The Completed Stern Rail
Stern Rails are important on a sailboat. First and foremost they help to prevent you from falling overboard. Secondly, they provide you with a good place to hang stuff. Stern rails were not optional pieces of equipment on the Ericson 25. Therefore, any stern rail you might see on an Ericson 25 is a post-production modification. The Stern Rail Gallery on this website should provide you with many examples of how others have modified their cockpits through the addition of a stern rail. If you have seen that gallery, you should notice that the stern rail in the above picture is somewhat different from other stern rails on other Ericson 25s. The primary difference is that, whereas those stern rails are constructed out of stainless steel, this one  is constructed out of aluminum. Those stern rails, moreover, are 1 inch in diameter, which is the norm. This stern rail, however is 1.25 inches in diameter, which is a little bit bigger, but not terribly so. Why, you might ask, did I opt not for stainless steel, but for aluminum? The answer: expediency. I know someone who does custom aluminum work for boats, and he gave me a good price on this job, especially since I gave him some help on his own boat project. I must admit I was a little hesitant to go the aluminum, route, but I must say that I ended up being well-pleased with the results. The styling of this stern rail is damn pretty, and it's pretty damn strong to boot. An average sized man can swing down out of the boat from the horizontal piece over the stern without any signs of flexing. I'm not sure that you could say the same thing about a piece of 1 inch stainless steel. At any rate, the pictures below illustrate the many steps that my buddy and his helper took in the construction of this custom aluminum stern rail for my Ericson 25, Oystercatcher. 
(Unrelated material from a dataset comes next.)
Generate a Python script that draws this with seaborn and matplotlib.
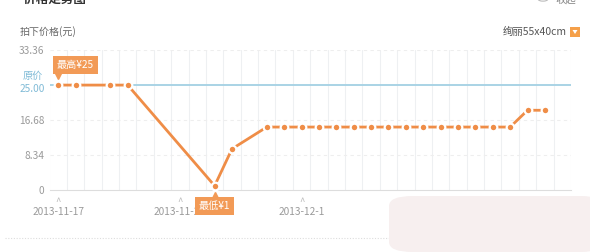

The first thing my buddy did was make some quick measurements and jot down some numbers. Made sense to him. Still doesn't make sense to me. 
Before I could climb down out of the cockpit and get my camera ready he had grabbed a long piece of Schedule 40 aluminum and put a slight bend in it with this hand-operated machine. He told me it was called a "crowner," and it was used for putting a gentle bend or crown in a pipe. In this case, the crown was intended to mimic the curvature of the top of the stern. My buddy said that without the convex shape of the crown, the  stern rail would appear awkwardly flat or concave as it passed over the stern. I liked his thinking and his sense of style. This was the same sort of thing that the ancient Greeks used to do when they constructed their  temples.
 Immediately after crowning the aluminum, my buddy took the piece to the pipe-bender.
He used the pipe bender to make the initial turns that would mimic the shape of the sides of the cockpit, port and starboard.
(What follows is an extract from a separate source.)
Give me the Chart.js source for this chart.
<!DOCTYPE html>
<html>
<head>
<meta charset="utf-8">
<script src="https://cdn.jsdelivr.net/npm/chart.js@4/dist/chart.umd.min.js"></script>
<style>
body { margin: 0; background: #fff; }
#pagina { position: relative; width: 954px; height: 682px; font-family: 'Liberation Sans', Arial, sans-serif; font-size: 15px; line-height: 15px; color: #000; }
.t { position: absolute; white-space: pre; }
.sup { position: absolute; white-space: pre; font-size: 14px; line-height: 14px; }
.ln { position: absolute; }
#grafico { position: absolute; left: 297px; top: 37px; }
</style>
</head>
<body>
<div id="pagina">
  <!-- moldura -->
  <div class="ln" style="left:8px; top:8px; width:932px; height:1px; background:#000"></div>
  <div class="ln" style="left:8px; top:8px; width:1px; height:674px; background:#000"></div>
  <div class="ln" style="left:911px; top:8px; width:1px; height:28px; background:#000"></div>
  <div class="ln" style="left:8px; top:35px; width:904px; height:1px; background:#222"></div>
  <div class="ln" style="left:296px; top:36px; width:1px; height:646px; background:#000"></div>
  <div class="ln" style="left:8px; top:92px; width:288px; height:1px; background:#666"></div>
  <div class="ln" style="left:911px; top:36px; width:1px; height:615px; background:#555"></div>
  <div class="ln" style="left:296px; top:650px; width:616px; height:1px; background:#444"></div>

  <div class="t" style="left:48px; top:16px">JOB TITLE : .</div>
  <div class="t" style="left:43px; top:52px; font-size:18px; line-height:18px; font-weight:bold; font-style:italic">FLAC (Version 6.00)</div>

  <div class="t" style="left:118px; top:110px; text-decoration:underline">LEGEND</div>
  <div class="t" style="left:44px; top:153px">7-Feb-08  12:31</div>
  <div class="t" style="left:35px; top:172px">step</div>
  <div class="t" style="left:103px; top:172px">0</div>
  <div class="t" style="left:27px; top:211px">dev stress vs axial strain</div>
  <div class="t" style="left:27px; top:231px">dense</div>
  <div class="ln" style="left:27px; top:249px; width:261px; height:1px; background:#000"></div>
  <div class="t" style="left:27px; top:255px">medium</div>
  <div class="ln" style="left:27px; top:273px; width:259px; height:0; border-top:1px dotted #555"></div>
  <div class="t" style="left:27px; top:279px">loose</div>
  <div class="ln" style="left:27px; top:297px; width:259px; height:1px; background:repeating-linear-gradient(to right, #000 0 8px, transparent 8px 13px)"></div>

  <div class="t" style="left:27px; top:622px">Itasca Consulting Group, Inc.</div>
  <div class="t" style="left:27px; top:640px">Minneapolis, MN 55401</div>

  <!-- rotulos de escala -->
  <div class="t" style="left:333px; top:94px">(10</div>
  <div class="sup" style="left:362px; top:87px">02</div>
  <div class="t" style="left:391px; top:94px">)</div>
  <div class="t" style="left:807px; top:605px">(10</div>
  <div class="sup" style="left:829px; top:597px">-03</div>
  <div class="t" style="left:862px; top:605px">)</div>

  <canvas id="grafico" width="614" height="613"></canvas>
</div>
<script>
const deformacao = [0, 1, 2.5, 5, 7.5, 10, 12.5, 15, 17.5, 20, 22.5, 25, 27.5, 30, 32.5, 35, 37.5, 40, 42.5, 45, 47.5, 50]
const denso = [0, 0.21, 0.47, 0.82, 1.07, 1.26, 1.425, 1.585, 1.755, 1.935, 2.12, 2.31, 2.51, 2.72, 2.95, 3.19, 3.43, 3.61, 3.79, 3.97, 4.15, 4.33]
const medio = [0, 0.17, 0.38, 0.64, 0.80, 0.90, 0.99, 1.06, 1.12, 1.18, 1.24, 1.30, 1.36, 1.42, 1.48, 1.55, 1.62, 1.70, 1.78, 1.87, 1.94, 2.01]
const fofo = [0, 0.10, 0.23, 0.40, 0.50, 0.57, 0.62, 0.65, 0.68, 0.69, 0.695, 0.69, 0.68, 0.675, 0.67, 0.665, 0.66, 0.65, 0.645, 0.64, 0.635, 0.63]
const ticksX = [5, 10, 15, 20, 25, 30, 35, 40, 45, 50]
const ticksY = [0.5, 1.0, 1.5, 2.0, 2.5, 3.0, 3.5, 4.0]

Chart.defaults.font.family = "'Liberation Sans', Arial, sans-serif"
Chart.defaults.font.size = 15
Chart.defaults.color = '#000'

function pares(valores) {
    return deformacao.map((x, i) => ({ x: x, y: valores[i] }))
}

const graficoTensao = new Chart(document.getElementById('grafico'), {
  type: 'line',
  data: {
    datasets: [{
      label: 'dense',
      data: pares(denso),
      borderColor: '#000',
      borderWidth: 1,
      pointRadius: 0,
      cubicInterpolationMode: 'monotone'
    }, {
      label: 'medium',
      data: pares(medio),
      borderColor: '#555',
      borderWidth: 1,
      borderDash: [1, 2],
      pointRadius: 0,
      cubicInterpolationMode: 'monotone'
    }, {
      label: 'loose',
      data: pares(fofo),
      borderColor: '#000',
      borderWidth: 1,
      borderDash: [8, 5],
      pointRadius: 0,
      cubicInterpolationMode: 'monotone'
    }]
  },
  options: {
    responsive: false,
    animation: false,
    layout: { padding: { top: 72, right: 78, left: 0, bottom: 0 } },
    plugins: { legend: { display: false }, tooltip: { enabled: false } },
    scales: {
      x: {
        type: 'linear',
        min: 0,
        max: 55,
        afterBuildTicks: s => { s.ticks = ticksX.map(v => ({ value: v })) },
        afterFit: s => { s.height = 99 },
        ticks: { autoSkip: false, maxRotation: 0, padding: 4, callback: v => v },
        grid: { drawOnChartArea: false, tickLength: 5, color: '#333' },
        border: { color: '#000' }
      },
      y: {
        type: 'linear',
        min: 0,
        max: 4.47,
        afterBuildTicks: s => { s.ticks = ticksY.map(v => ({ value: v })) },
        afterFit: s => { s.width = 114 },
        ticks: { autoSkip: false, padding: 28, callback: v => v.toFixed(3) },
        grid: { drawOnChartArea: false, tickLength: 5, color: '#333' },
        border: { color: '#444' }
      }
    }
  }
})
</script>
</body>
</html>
He did a lot of measuring, but he also did a lot of work with his eyes. He said many times that if it looks right, it is right.

Once he was satisfied with the positioning of the pipe, he'd turn on the pipe bender and let the motor do the work.
 The first of many dry fits.

Once he was satisfied with the initial bends, he started making the second set of bends that turned the pipe from a two-dimensional object, so to speak, into a three-dimensional object. This was when his techniques really became mind-boggling for me.
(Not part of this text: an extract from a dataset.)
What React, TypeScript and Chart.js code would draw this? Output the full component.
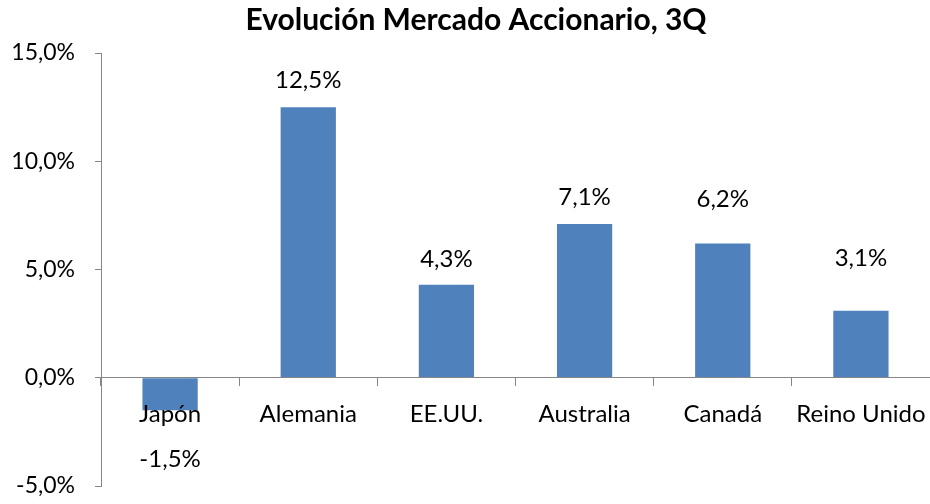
import React, { useEffect, useRef } from "react";
import { Chart, registerables } from "chart.js";

Chart.register(...registerables);

const categories = ["Japón", "Alemania", "EE.UU.", "Australia", "Canadá", "Reino Unido"];
const values = [-1.5, 12.5, 4.3, 7.1, 6.2, 3.1];
const yTicks = [-5, 0, 5, 10, 15];
const labelOffsets = [49, 27, 25, 27, 44, 52];

const fmt = (v: number) => v.toFixed(1).replace(".", ",") + "%";
const FONT = "Lato, 'Noto Sans', sans-serif";

const dataLabels = {
  id: "dataLabels",
  afterLayout(chart: any) {
    if (chart.titleBlock) chart.titleBlock.left = 22;
  },
  afterDraw(chart: any) {
    const ctx = chart.ctx;
    const meta = chart.getDatasetMeta(0);
    ctx.save();
    ctx.font = `24px ${FONT}`;
    ctx.fillStyle = "#000";
    ctx.textAlign = "center";
    ctx.textBaseline = "middle";
    meta.data.forEach((bar: any, i: number) => {
      const v = values[i];
      const off = labelOffsets[i];
      const y = v >= 0 ? bar.y - off : bar.y + off;
      ctx.fillText(fmt(v), bar.x, y);
    });
    ctx.restore();
  },
};

export default function App() {
  const ref = useRef<HTMLCanvasElement>(null);
  useEffect(() => {
    document.body.style.margin = "0";
    const chart = new Chart(ref.current!, {
      type: "bar",
      data: {
        labels: categories,
        datasets: [
          {
            data: values,
            backgroundColor: "#4F81BD",
            barPercentage: 0.4,
            categoryPercentage: 1,
          },
        ],
      },
      options: {
        animation: false,
        responsive: false,
        layout: { padding: { left: 0, right: 0, top: 0, bottom: 18 } },
        plugins: {
          legend: { display: false },
          tooltip: { enabled: false },
          title: {
            display: true,
            text: "Evolución Mercado Accionario, 3Q",
            color: "#000",
            font: { family: FONT, size: 30, weight: "bold", lineHeight: 1.2 },
            padding: { top: 2, bottom: 15 },
          },
        },
        scales: {
          x: {
            position: { y: 0 } as any,
            offset: true,
            afterFit: (s: any) => {
              s.paddingTop = 0;
              s.paddingBottom = 0;
              s.paddingLeft = 0;
              s.paddingRight = 0;
            },
            grid: {
              display: true,
              drawOnChartArea: false,
              drawTicks: true,
              tickLength: 8,
              offset: true,
              color: "#868686",
              z: 1,
            },
            border: { display: true, color: "#868686", width: 1, z: 1 },
            ticks: {
              color: "#000",
              padding: 14,
              maxRotation: 0,
              autoSkip: false,
              z: 1,
              font: { family: FONT, size: 24 },
            },
          },
          y: {
            min: -5,
            max: 15,
            afterFit: (s: any) => {
              s.width = 101;
              s.paddingTop = 0;
              s.paddingBottom = 0;
            },
            afterBuildTicks: (s: any) => {
              s.ticks = yTicks.map((v) => ({ value: v }));
            },
            grid: {
              display: true,
              drawOnChartArea: false,
              drawTicks: true,
              tickLength: 6,
              color: "#868686",
            },
            border: { display: true, color: "#868686", width: 1 },
            ticks: {
              color: "#000",
              padding: 20,
              font: { family: FONT, size: 23 },
              callback: (v: any) => fmt(Number(v)),
            },
          },
        },
      },
      plugins: [dataLabels],
    });
    return () => chart.destroy();
  }, []);
  return <canvas ref={ref} width={930} height={504} style={{ display: "block" }} />;
}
When asked how he kept things precise, he said that the gauge on the machine was a big help. He monitored this as he worked the machine.

 In this picture you can see the crown on the horizontal piece that would pass over the stern.

At this point, my buddy and his helper began the third set of bends. These would curve inward and serve as termination points on the coamings.

After the completed this third set of bends he had to cut off the ends of the pipe so that the terminations would fit just right on the sides of the coamings.

 The next task was to weld the mounting plates to the stern rail terminations.

He pounded the mounting plates to force them to fit snugly against the coamings. He said this was a standard procedure. It appeared that his tools were well-worn from years of use.

Next, he started working on the secondary supports for the stern rails. This required more bending and more cutting.

 And more welding.
Before going any further, he decided to pause and temporarily mount the stern rail itself to the coaming.

They did a lot of measuring and eye-balling to get the secondary supports into positions that would exactly parallel the primary supports of the stern rail.

My buddy had to do some fancy cutting to make the secondary supports join the stern rail in a smooth and aesthetically pleasing fashion.

After he had gotten the secondary supports welded into place, he began the next-to-the-last step: welding the lifeline anchors to the stern rail. He left them un-drilled, saying that I could drill the holes in whatever way I thought was most suitable for supporting the lifeline hardware.

The final step was the painting of the welds with a chrome colored aluminum paint.

In the picture below, you can see him applying the paint. You might also notice that the aluminum mount is missing a screw. This was part of the deal. He only installed the stern rail with temporary wood-screws. It was up to me to permanently secure it with bolts.
When all was said and done, I was very happy with what I saw mounted on the coamings of my Ericson 25. I told my buddy many times that this was a work of art. I really liked the way the curves complemented the curves of the boat. As he said many times himself, this stern rail looked like it was meant to be there. I couldn't have agreed more. It was hard to believe that he had knocked out this custom fabrication job in a mere 2.5 hours, but then again, he was a professional, and I was just a by-stander with a curiosity for his well-practiced techniques.